Monday, December 28, 2009

Feederwatch, week 7

Wow, I can't believe it's the 7th week of Feederwatch already! Unfortunately there are no photos to accompany this week's installment. I didn't spend as much time feeder watching as I normally do, but I did observe a few interesting things when I was paying attention.

There's still that perky Golden-crowned Kinglet hanging around our property. One of those birds that is heard more often than seen, it was good to lock onto it with the binoculars. Unfortunately, though, I am unable to include it in my Feederwatch count because it doesn't come to the feeders. I wonder, though, if they would come in if I put out waxworms? I need to start putting those out again. I never actually saw any birds partake of the waxworms last year, so I kind of forgot about them.

Another item of interest was watching a male Red-bellied Woodpecker cache peanuts. Whenever a bird, whether it be titmouse, nuthatch, or woodpecker, flies away with a whole peanut in its beak, I usually lose track of it after a few seconds. I was able to stay with the Red-bellied, though, as he flew to a distant snag. I watched him plunk the peaut into a crevice in the dead tree and smash at it with his dagger-like beak, and then he consumed a few pieces of the nut meat within. The remaining pieces of nut meat were distributed to other trees in the immediate vicinity of the snag. He very carefully, but forcefully, stashed the nut meat into these trees. The angle at which he was perched did not allow me to see if the nuts were going into an existing hole, or if he was somehow tucking them into crevices in the bark. I even wondered if he was perhaps making new holes for the nuts? Later in the day I even watched him move a piece of nut meat from one tree to the other. Very interesting, indeed.

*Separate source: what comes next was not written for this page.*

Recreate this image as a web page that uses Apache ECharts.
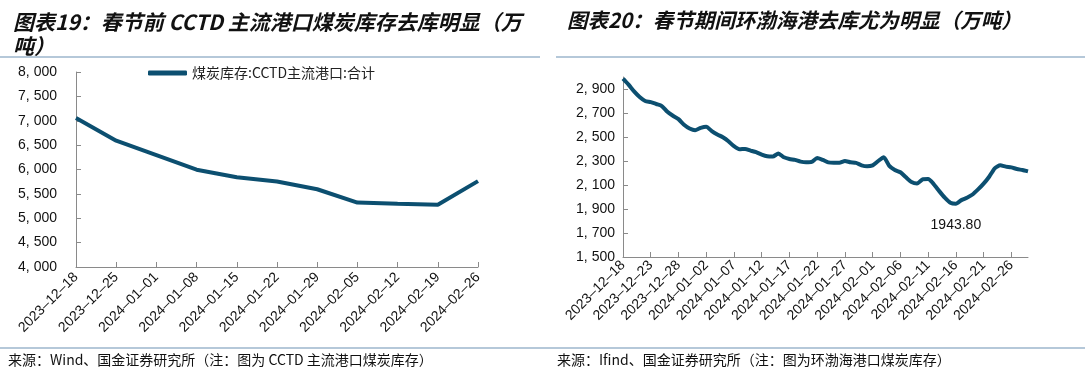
<!DOCTYPE html>
<html>
<head>
<meta charset="utf-8">
<script src="https://cdn.jsdelivr.net/npm/echarts@6/dist/echarts.min.js"></script>
<style>
  html, body { margin: 0; padding: 0; background: #fff; }
  #main { width: 1085px; height: 376px; }
</style>
</head>
<body>
<div id="main"></div>
<script>
// 左图：CCTD主流港口煤炭库存（周度）
var weekDates = ["2023-12-18", "2023-12-25", "2024-01-01", "2024-01-08", "2024-01-15",
  "2024-01-22", "2024-01-29", "2024-02-05", "2024-02-12", "2024-02-19", "2024-02-26"];
var cctdStock = [7055, 6590, 6295, 5995, 5840, 5755, 5595, 5322, 5298, 5278, 5762];

// 右图：环渤海港口煤炭库存（日度，2023-12-18 起）
var bohaiStock = [
  2986, 2936, 2880, 2833, 2800, 2791, 2775, 2758, 2710, 2677,
  2649, 2602, 2571, 2557, 2576, 2585, 2549, 2521, 2498, 2465,
  2423, 2398, 2401, 2387, 2373, 2353, 2339, 2337, 2362, 2331,
  2317, 2309, 2295, 2289, 2292, 2325, 2309, 2289, 2286, 2286,
  2300, 2289, 2284, 2264, 2256, 2264, 2300, 2331, 2259, 2225,
  2206, 2164, 2125, 2113, 2147, 2150, 2108, 2049, 1994, 1952,
  1943.8, 1974, 1994, 2021, 2063, 2111, 2169, 2239, 2264, 2253,
  2247, 2233, 2225, 2214
];

function pad(n) { return n < 10 ? "0" + n : "" + n; }
var dayDates = [];
var d0 = new Date(2023, 11, 18);
for (var i = 0; i < bohaiStock.length; i++) {
  var d = new Date(d0.getFullYear(), d0.getMonth(), d0.getDate() + i);
  dayDates.push(d.getFullYear() + "-" + pad(d.getMonth() + 1) + "-" + pad(d.getDate()));
}

var lineColor = "#0c4f70";
var axisColor = "#8a8a8a";
var sepColor = "#9db6cc";

// 千分位，逗号后留空格（原图字体的逗号较宽）
function thousands(v) {
  return String(v).replace(/\B(?=(\d{3})+(?!\d))/g, ", ");
}
// 日期里的短横用长一点的横线显示
function dateLabel(v) {
  return v.replace(/-/g, "\u2013");
}

var chart = echarts.init(document.getElementById("main"));
var option = {
  animation: false,
  textStyle: { fontFamily: "'Liberation Sans', 'Noto Sans CJK SC', sans-serif" },
  title: [
    {
      text: "图表19：春节前 CCTD 主流港口煤炭库存去库明显（万\n吨）",
      left: 8,
      top: 5,
      textStyle: {
        fontSize: 21,
        fontWeight: "bold",
        fontStyle: "italic",
        color: "#111",
        lineHeight: 24,
        fontFamily: "'Noto Sans CJK SC', sans-serif"
      }
    },
    {
      text: "图表20：春节期间环渤海港去库尤为明显（万吨）",
      left: 562,
      top: 5,
      textStyle: {
        fontSize: 20.5,
        fontWeight: "bold",
        fontStyle: "italic",
        color: "#111",
        fontFamily: "'Noto Sans CJK SC', sans-serif"
      }
    }
  ],
  legend: {
    data: [{ name: "煤炭库存:CCTD主流港口:合计", icon: "roundRect" }],
    left: 143,
    top: 61,
    itemWidth: 39,
    itemHeight: 5,
    itemGap: 3,
    textStyle: { fontSize: 14, color: "#222", fontFamily: "'Noto Sans CJK SC', sans-serif" }
  },
  grid: [
    { left: 76, top: 72, width: 402, height: 195 },
    { left: 623, top: 77, width: 405, height: 180 }
  ],
  xAxis: [
    {
      type: "category",
      gridIndex: 0,
      data: weekDates,
      boundaryGap: false,
      axisLine: { lineStyle: { color: axisColor } },
      axisTick: { inside: true, length: 5, lineStyle: { color: axisColor } },
      axisLabel: { rotate: 45, fontSize: 14, color: "#111", margin: 8, formatter: dateLabel }
    },
    {
      type: "category",
      gridIndex: 1,
      data: dayDates,
      boundaryGap: false,
      axisLine: { lineStyle: { color: axisColor } },
      axisTick: { inside: true, length: 5, interval: 4, lineStyle: { color: axisColor } },
      axisLabel: { rotate: 45, fontSize: 14, color: "#111", margin: 6, interval: 4, formatter: dateLabel }
    }
  ],
  yAxis: [
    {
      type: "value",
      gridIndex: 0,
      min: 4000,
      max: 8000,
      interval: 500,
      splitLine: { show: false },
      axisLine: { show: true, lineStyle: { color: axisColor } },
      axisTick: { show: true, inside: true, length: 5, lineStyle: { color: axisColor } },
      axisLabel: { fontSize: 14, color: "#111", margin: 19, formatter: thousands }
    },
    {
      type: "value",
      gridIndex: 1,
      min: 1500,
      max: 3000,
      interval: 200,
      splitLine: { show: false },
      axisLine: { show: true, lineStyle: { color: axisColor } },
      axisTick: { show: true, inside: true, length: 5, lineStyle: { color: axisColor } },
      axisLabel: {
        fontSize: 14,
        color: "#111",
        margin: 8,
        showMaxLabel: false,
        formatter: thousands
      }
    }
  ],
  series: [
    {
      name: "煤炭库存:CCTD主流港口:合计",
      type: "line",
      xAxisIndex: 0,
      yAxisIndex: 0,
      symbol: "none",
      lineStyle: { color: lineColor, width: 4 },
      itemStyle: { color: lineColor },
      data: cctdStock
    },
    {
      name: "环渤海港口煤炭库存",
      type: "line",
      xAxisIndex: 1,
      yAxisIndex: 1,
      symbol: "none",
      smooth: 0.2,
      lineStyle: { color: lineColor, width: 4 },
      itemStyle: { color: lineColor },
      markPoint: {
        symbol: "circle",
        symbolSize: 0,
        data: [{ type: "min" }],
        label: {
          show: true,
          position: "bottom",
          distance: 14,
          fontSize: 14,
          color: "#111",
          formatter: function (p) { return p.value.toFixed(2); }
        }
      },
      data: bohaiStock
    }
  ],
  graphic: [
    { type: "line", shape: { x1: 0, y1: 57, x2: 540, y2: 57 }, style: { stroke: sepColor, lineWidth: 1.5 } },
    { type: "line", shape: { x1: 556, y1: 57, x2: 1085, y2: 57 }, style: { stroke: sepColor, lineWidth: 1.5 } },
    { type: "line", shape: { x1: 0, y1: 348, x2: 540, y2: 348 }, style: { stroke: sepColor, lineWidth: 1.5 } },
    { type: "line", shape: { x1: 540, y1: 348, x2: 1085, y2: 348 }, style: { stroke: sepColor, lineWidth: 1.5 } },
    {
      type: "text", left: 8, top: 353,
      style: { text: "来源：Wind、国金证券研究所（注：图为 CCTD 主流港口煤炭库存）", fontSize: 14, fill: "#111", fontFamily: "'Noto Sans CJK SC', sans-serif" }
    },
    {
      type: "text", left: 557, top: 353,
      style: { text: "来源：Ifind、国金证券研究所（注：图为环渤海港口煤炭库存）", fontSize: 14, fill: "#111", fontFamily: "'Noto Sans CJK SC', sans-serif" }
    }
  ]
};
chart.setOption(option);
</script>
</body>
</html>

Finally a comment on the count trend for White-breasted Nuthatches. I counted 4 this weekend. That doesn't happen very often. In fact, it's only happened once each season since I started counting for Feederwatch, and it didn't happen at all last season. The numbers were pretty low for WBNUs last season, never going above 2 per count, while they were much more variable in other seasons (ranging from 1 to 3, and sometimes 4). I have steadily observed 2 WBNUs every weekend so far this season, until I spotted 4 this weekend. What does this mean, if anything? I don't know. I do know we lost 1 WBNU to a window collision just before the count season started, so I'm actually glad to know that there are at least 4 of these squawky, horn-honk-sounding birds still in our woods.


Feeder round-up for December 26-27, 2009
Mourning Dove15
Red-bellied Woodpecker1
Downy Woodpecker2
Carolina/Black-capped Chickadee4
Tufted Titmouse4
White-breasted Nuthatch4
Carolina Wren1
Dark-eyed Junco1
Northern Cardinal3
American Goldfinch7

Happy birding!

5 comments:

kaholly said...

I guess, Heather, because it's been a holiday week, you're excused from not gluing yourself to your feeder window!! Enjoyed your post. (I like how you've organized your sidebar.)

RuthieJ said...

what? no house sparrows or starlings? can I send you some?
:-)

Heather said...

Karen - Yes, thanks to the holiday I failed to glue myself to the feeder window AND to my computer; thus my lack of posts! Thanks for the comments.

Ruthie - Honey, knock on wood, we've never had any HOSPs or EUSTs at our feeders... ever! Thanks for the offer to send me some, but I think I'll pass!

Kelly said...

...have your Tufted Titmice numbers gone up? We seem to have had a bumper crop this spring, because I have at least 6 more at a time at the feeders this year. They are so cute--I'm happy!!

We have a colony of the English House Sparrows and they are really starting to grow on me. They are always there with a cheery little peep...

Heather said...

Kelly - The Titmouse numbers have stayed pretty even compared to past seasons, I believe. They are cute, but sometimes they get cranky when I spend too much time outside staring at them! I've heard that House Sparrows can be a real pest at feeders, bullying all the other birds away. Sounds like yours are nice. There are tons of them around our office building, and they certainly are cheering-sounding little buggers.